Search code examples
rtm

R tm package's `removeWords` not removing twitter hashtags from tweets due to #


I am trying to remove hashtags from tweets using tm's function removeWords. The hashtags start with # as you know, and I want to remove these tags in their entirety. However, removeWords doesn't remove them:

> library(tm)
> removeWords(x = "WOW it is cool! #Ht https://google.com", words = c("#Ht", "https://google.com"))

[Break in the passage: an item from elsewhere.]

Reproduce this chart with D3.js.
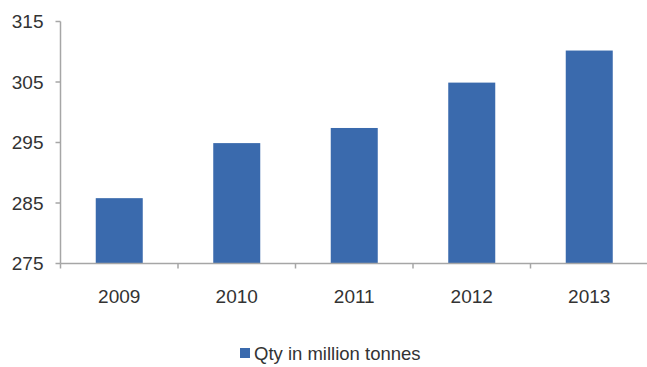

[1] "WOW it is cool! #Ht "

If I remove the # from the words argument, the tag is removed:

> removeWords(x = "WOW it is cool! #Ht https://google.com", words = c("Ht", "https://google.com"))
[1] "WOW it is cool! # "

Which leaves the orphan # behind.

Why is this happening? Shouldn't the function remove the words as-is simply, or am I missing something? The manual is not very helpful here.


Solution

  • Unfortunately I can't think of a great way around it. The reason behind what you're seeing is that removeWords relies on using regular expressions with word boundaries. Unfortunately "#" doesn't count as a word boundary so it gets ignored essentially. I hope to see a better answer with a nice workaround but you might just need to do something simple like an initial pass where you replace "#" with some keyword that you add to your list of things to remove in place of the symbol and use that keyword in place of the hashtag when creating your list of words to remove.